CBS Names HR Vet Laurie Rosenfield Chief People Officer

It’s basically still HR, but with greater emphasis on corporate culture in post-Moonves era

Last Updated: October 11, 2018 @ 9:38 AM

CBS has named Laurie Rosenfield its Chief People Officer. Yes, that’s a newly created position in the company’s post-Moonves era.

“We are very pleased to name Laurie to this new position as we continue to reassess and strengthen the culture here at CBS,” said Joe Ianniello, President and Acting CEO, CBS Corporation. “Our employees are our most valuable asset, and this role has been created to ensure we remain steadfast in our commitment to putting our people first. Laurie’s expertise in attracting, developing and retaining the best talent, coupled with her focus on the opportunity in front of us to strengthen our workplace, made her the natural choice to take on this vitally important responsibility.”

Per CBS: In this role, Rosenfield will focus on people and culture and be responsible for managing certain human resources functions for the company, including oversight of learning and development; executive search; talent acquisition; as well as the day-to-day human resources “generalist” responsibilities with each of CBS’ business units.

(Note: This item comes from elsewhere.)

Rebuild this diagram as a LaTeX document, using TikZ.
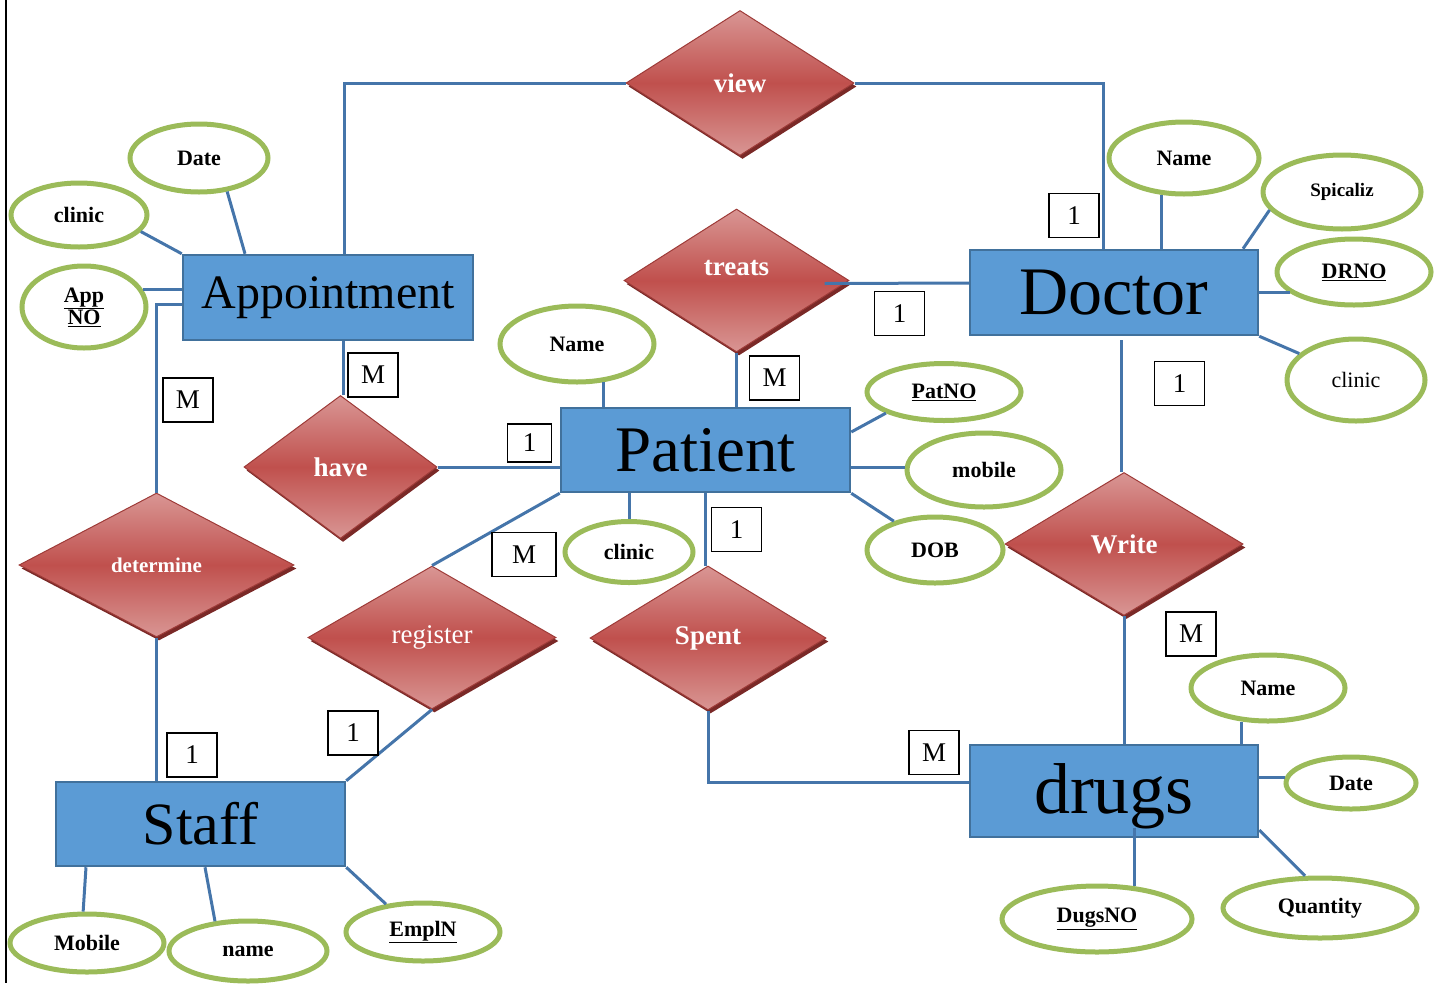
\documentclass[tikz,border=0pt]{standalone}
\usepackage{fontspec}
\setmainfont{Liberation Serif}
\usetikzlibrary{shapes.geometric,shadows,calc}
\definecolor{entfill}{HTML}{5B9BD5}
\definecolor{entdraw}{HTML}{41719C}
\definecolor{conncol}{HTML}{4575AA}
\definecolor{attcol}{HTML}{9BBB59}
\definecolor{relmid}{HTML}{C0504D}
\definecolor{rellight}{HTML}{D99694}
\definecolor{reldraw}{HTML}{9E3B38}
\definecolor{relshadow}{HTML}{7A2927}
\tikzset{
 entity/.style={draw=entdraw, fill=entfill, line width=2.5pt, inner sep=0pt, text=black},
 attr/.style={ellipse, draw=attcol, fill=white, line width=5pt, inner sep=0pt, font=\fontsize{22}{24}\selectfont\bfseries},
 rel/.style={diamond, aspect=1.6, inner sep=0pt, draw=reldraw, line width=1pt, top color=rellight, bottom color=rellight, middle color=relmid, text=white, font=\fontsize{27}{29}\selectfont\bfseries, drop shadow={shadow xshift=2.5pt, shadow yshift=-3.5pt, fill=relshadow, opacity=1}},
 card/.style={draw=black, line width=1.2pt, fill=white, minimum width=50pt, minimum height=44pt, inner sep=0pt, font=\fontsize{27}{29}\selectfont},
 conn/.style={draw=conncol, line width=3pt},
}
\begin{document}
\begin{tikzpicture}[x=1pt,y=-1pt]
\useasboundingbox (0,0) rectangle (1442,983);
\draw[black, line width=2.5pt] (6,0) -- (6,983);

% entities
\node[entity, minimum width=290pt, minimum height=85pt, font=\fontsize{48}{50}\selectfont] (appt) at (328,297.5) {Appointment};
\node[entity, minimum width=288pt, minimum height=85pt, font=\fontsize{68}{70}\selectfont] (doc) at (1114,292.5) {Doctor};
\node[entity, minimum width=289pt, minimum height=84pt, font=\fontsize{65}{67}\selectfont] (pat) at (705.5,450) {Patient};
\node[entity, minimum width=289pt, minimum height=84pt, font=\fontsize{60}{62}\selectfont] (staff) at (200.5,824) {Staff};
\node[entity, minimum width=288pt, minimum height=92pt, font=\fontsize{72}{74}\selectfont, text height=55pt, text depth=10pt] (drugs) at (1114,791) {drugs};

% relationships
\node[rel, minimum width=228pt, minimum height=145pt] (view) at (740,83) {view};
\node[rel, minimum width=225pt, minimum height=143pt, label={[text=white, font=\fontsize{27}{29}\selectfont\bfseries, yshift=12pt]center:treats}] (treats) at (736.5,280.5) {};
\node[rel, minimum width=193pt, minimum height=143pt] (have) at (340.5,467) {have};
\node[rel, minimum width=275pt, minimum height=144pt, font=\fontsize{21}{23}\selectfont\bfseries] (det) at (156.5,565) {determine};
\node[rel, minimum width=248pt, minimum height=143pt, font=\fontsize{27}{29}\selectfont] (reg) at (432,637.5) {register};
\node[rel, minimum width=236pt, minimum height=144pt] (spent) at (708,638) {Spent};
\node[rel, minimum width=238pt, minimum height=143pt] (write) at (1124,544) {Write};

% attributes
\node[attr, minimum width=138pt, minimum height=68pt] (dateA) at (199,158) {Date};
\node[attr, minimum width=136pt, minimum height=64pt] (clinicA) at (79,215) {clinic};
\node[attr, minimum width=124pt, minimum height=82pt, align=center, font=\fontsize{22}{19}\selectfont\bfseries] (appno) at (84,307) {\underline{App}\\\underline{NO}};
\node[attr, minimum width=154pt, minimum height=76pt] (nameP) at (577,344) {Name};
\node[attr, minimum width=154pt, minimum height=57pt] (patno) at (944,392) {\underline{PatNO}};
\node[attr, minimum width=154pt, minimum height=74pt] (mob) at (984,470) {mobile};
\node[attr, minimum width=128pt, minimum height=61pt] (clinicP) at (629,552) {clinic};
\node[attr, minimum width=136pt, minimum height=66pt] (dob) at (935,550) {DOB};
\node[attr, minimum width=150pt, minimum height=72pt] (nameD) at (1184,158) {Name};
\node[attr, minimum width=158pt, minimum height=74pt, font=\fontsize{19}{21}\selectfont\bfseries] (spic) at (1342,192) {Spicaliz};
\node[attr, minimum width=154pt, minimum height=66pt] (drno) at (1354,272) {\underline{DRNO}};
\node[attr, minimum width=138pt, minimum height=82pt, font=\fontsize{22}{24}\selectfont] (clinicD) at (1356,380) {clinic};
\node[attr, minimum width=154pt, minimum height=66pt] (nameG) at (1268,688) {Name};
\node[attr, minimum width=130pt, minimum height=52pt] (dateG) at (1351,783) {Date};
\node[attr, minimum width=190pt, minimum height=66pt] (dugs) at (1097,919) {\underline{DugsNO}};
\node[attr, minimum width=194pt, minimum height=60pt] (qty) at (1320,908) {Quantity};
\node[attr, minimum width=154pt, minimum height=58pt] (mobS) at (87,943) {Mobile};
\node[attr, minimum width=158pt, minimum height=60pt] (nameS) at (248,951) {name};
\node[attr, minimum width=154pt, minimum height=58pt] (empl) at (423,932) {\underline{EmplN}};

% connectors
\draw[conn] (344,0 |- appt.north) |- (view.west);
\draw[conn] (view.east) -| (1103,0 |- doc.north);
\draw[conn] ($(treats.east)+(-25,3)$) -- (doc.west |- 0,283);
\draw[conn] (treats.south) -- (treats.south |- pat.north);
\draw[conn] (nameP.-55) -- (nameP.-55 |- pat.north);
\draw[conn] (343,0 |- appt.south) -- (343,0 |- have.north);
\draw[conn] (have.east) -- (have.east -| pat.west);
\draw[conn] (appno.16) -- (appno.16 -| appt.west);
\draw[conn] (appt.west |- 0,304) -| (det.north);
\draw[conn] (clinicA.-15) -- (appt.north west);
\draw[conn] (dateA.-50) -- (245,0 |- appt.north);
\draw[conn] (det.south) -- (det.south |- staff.north);
\draw[conn] (reg.north) -- (pat.south west);
\draw[conn] (reg.south) -- (staff.north east);
\draw[conn] (clinicP.north |- pat.south) -- (clinicP.north);
\draw[conn] (705,0 |- pat.south) -- (705,0 |- spent.north);
\draw[conn] (spent.south) |- (drugs.west |- 0,782);
\draw[conn] (pat.south east) -- (dob.145);
\draw[conn] (pat.east |- 0,467) -- (mob.west |- 0,467);
\draw[conn] (pat.east |- 0,432) -- (patno.200);
\draw[conn] (nameD.-122) -- (nameD.-122 |- doc.north);
\draw[conn] (spic.194) -- (1243,0 |- doc.north);
\draw[conn] (drno.198) -- (drno.198 -| doc.east);
\draw[conn] (doc.south east) -- (clinicD.155);
\draw[conn] (1121,0 |- 0,340) -- (1121,0 |- write.north);
\draw[conn] (write.south) -- (write.south |- drugs.north);
\draw[conn] (nameG.-128) -- (nameG.-128 |- drugs.north);
\draw[conn] (dateG.175) -- (dateG.175 -| drugs.east);
\draw[conn] (drugs.east |- 0,830) -- (qty.115);
\draw[conn] (dugs.41 |- 0,828) -- (dugs.41);
\draw[conn] (86,0 |- staff.south) -- (mobS.97);
\draw[conn] (205,0 |- staff.south) -- (nameS.138);
\draw[conn] (staff.south east) -- (empl.143);

% cardinalities
\node[card] (c1) at (373,375) {M};
\node[card] (c2) at (188,400) {M};
\node[card, minimum width=44pt, minimum height=38pt] (c3) at (529.5,443) {1};
\node[card] (c4) at (774.5,378) {M};
\node[card] (c5) at (899.5,313.5) {1};
\node[card] (c6) at (1074,215.5) {1};
\node[card] (c7) at (1179.5,383.5) {1};
\node[card, minimum width=64pt] (c8) at (524,554.5) {M};
\node[card] (c9) at (736.5,529.5) {1};
\node[card] (c10) at (1191,634) {M};
\node[card] (c11) at (934,752.5) {M};
\node[card] (c12) at (192,755) {1};
\node[card] (c13) at (353,733) {1};
\end{tikzpicture}
\end{document}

“The goal of transforming our shared experience into new accomplishments is an opportunity for all of us,” said Rosenfield. “Our rich legacy of creativity is taking us forward into the digital future – an inflection point, which will see our mission and our values driven by our biggest asset, our people. I am honored and humbled to take on this role.”

Rosenfield joined the company in May of this year as Senior Vice President, People Development, Human Resources, CBS Corporation. The Dartmouth grad worked at MediaLink prior to joining CBS, from 2014 to 2018, serving as Managing Director, Executive Search.

Ianniello previously promised employees that “CBS has a steadfast commitment to diversity, inclusion and a safe and positive working environment.”

CBS’ former CEO Les Moonves stepped down from the role in September after being accused of sexual misconduct by several women in two bombshell reports published by Ronan Farrow in The New Yorker. He has denied wrongdoing.